24) Entretanto, examinando-se a ratio decidendi do referido precedente vinculante, observa-se que a 2ª Seção desta Corte apenas autorizou que o debate acerca da repetição do indébito acontecesse a partir da arguição da matéria em contestação, sem, contudo, eliminar a possibilidade de manejo da reconvenção para essa finalidade.

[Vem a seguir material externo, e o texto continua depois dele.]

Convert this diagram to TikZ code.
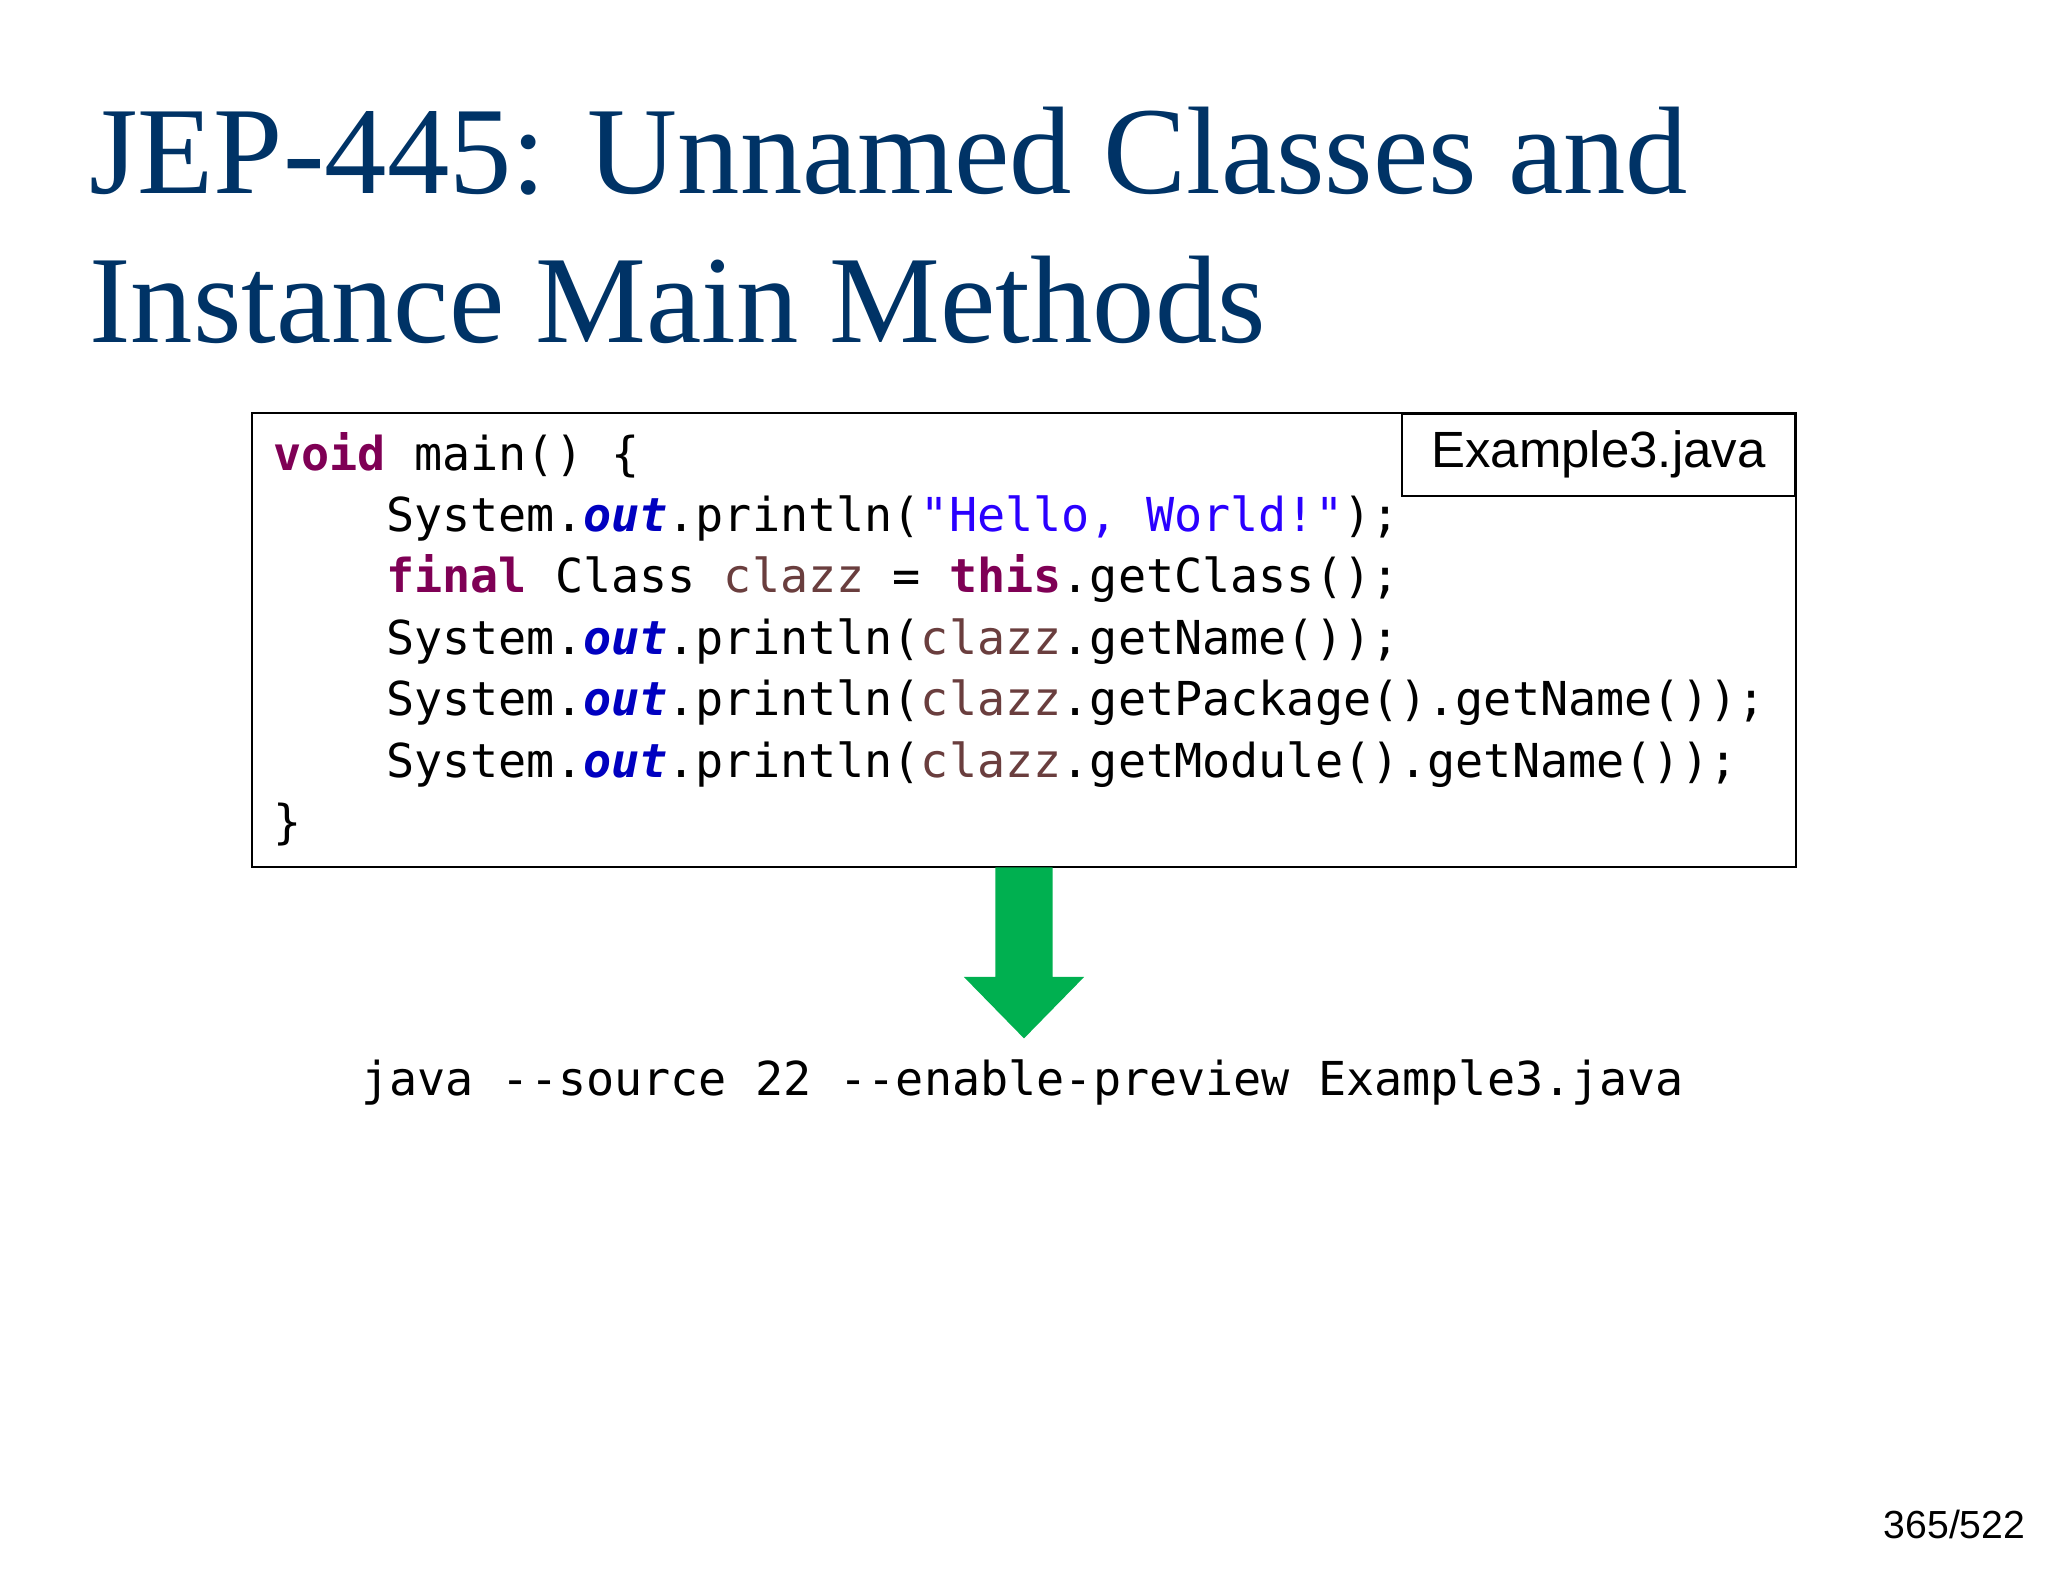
\documentclass[tikz,border=0pt]{standalone}
\usepackage{fontspec}
\setmainfont{Liberation Serif}
\setsansfont{Liberation Sans}
\setmonofont{DejaVu Sans Mono}
\definecolor{titleblue}{RGB}{0,51,102}
\definecolor{kwc}{RGB}{127,0,85}
\definecolor{fldc}{RGB}{0,0,192}
\definecolor{strc}{RGB}{42,0,255}
\definecolor{varc}{RGB}{106,62,62}
\definecolor{arrowgreen}{RGB}{0,176,80}
\newcommand{\kw}[1]{\textcolor{kwc}{\bfseries #1}}
\newcommand{\fld}[1]{\textcolor{fldc}{\bfseries\itshape #1}}
\newcommand{\strl}[1]{\textcolor{strc}{#1}}
\newcommand{\vr}[1]{\textcolor{varc}{#1}}
\newcommand{\ind}{\phantom{xxxx}}
\begin{document}
\begin{tikzpicture}[x=0.5pt,y=-0.5pt,
  title/.style={anchor=base west,inner sep=0,font=\fontsize{47.7}{57}\selectfont,text=titleblue},
  code/.style={anchor=base west,inner sep=0,font=\ttfamily\fontsize{17.9}{21}\selectfont},
  lbl/.style={font=\sffamily\fontsize{19.5}{23}\selectfont}]
\useasboundingbox (0,0) rectangle (1568,1211);
\node[title] (t1) at (68,148) {JEP-445: Unnamed Classes and};
\node[title] (t2) at (68,262) {Instance Main Methods};
\draw[line width=0.7pt] (193,316) rectangle (1375,664);
\node[draw,line width=0.7pt,fill=white,minimum width=150.5pt,minimum height=31.5pt,anchor=north east,lbl] (fname) at (1375,316) {Example3.java};
\node[code] (c1) at (209,360) {\kw{void} main() \{};
\node[code] (c2) at (209,407) {\ind System.\fld{out}.println(\strl{"Hello, World!"});};
\node[code] (c3) at (209,454) {\ind \kw{final} Class \vr{clazz} = \kw{this}.getClass();};
\node[code] (c4) at (209,501) {\ind System.\fld{out}.println(\vr{clazz}.getName());};
\node[code] (c5) at (209,548) {\ind System.\fld{out}.println(\vr{clazz}.getPackage().getName());};
\node[code] (c6) at (209,595) {\ind System.\fld{out}.println(\vr{clazz}.getModule().getName());};
\node[code] (c7) at (209,642) {\}};
\fill[arrowgreen] (762,664) -- (806,664) -- (806,748) -- (830,748) -- (784,795) -- (738,748) -- (762,748) -- cycle;
\node[code,anchor=base] (cmd) at (783,839) {java --source 22 --enable-preview Example3.java};
\node[anchor=base east,inner sep=0,font=\sffamily\fontsize{15}{18}\selectfont] (pg) at (1551,1178) {365/522};
\end{tikzpicture}
\end{document}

25) Dito de outra maneira, a pretensão de repetição do indébito pode ser suscitada em contestação, não sendo exigível a reconvenção que, todavia, não é vedada . Ou, nas palavras do acórdão, “configurado o fato jurídico descrito na norma sob exame, a sanção civil correspondente poderá ser pleiteada pelo réu na própria defesa, não dependendo da propositura de ação autônoma ou do manejo de reconvenção”.
26) Assim, conquanto reconheça que há amplo dissenso acerca da questão controvertida e que o judicioso voto do e. Relator se encontra fundado em respeitada doutrina, ouso dele divergir para admitir a possibilidade de reconvenção sucessiva, desde que, como na hipótese, o seu exercício apenas tenha se tornado viável a partir de questão suscitada na contestação ou na primeira reconvenção , viabilizando que as partes solucionem integralmente o litígio que as envolve no mesmo processo, o que, respeitosamente, melhor atende aos princípios da eficiência e da economia processual, sem comprometimento da razoável duração do processo.
CONCLUSÕES.
27) Forte nessas razões, rogando as mais respeitosas vênias ao e. Relator, CONHEÇO e DOU PROVIMENTO ao recurso especial, para determinar seja dado regular prosseguimento à reconvenção sucessiva ajuizada pelo recorrente.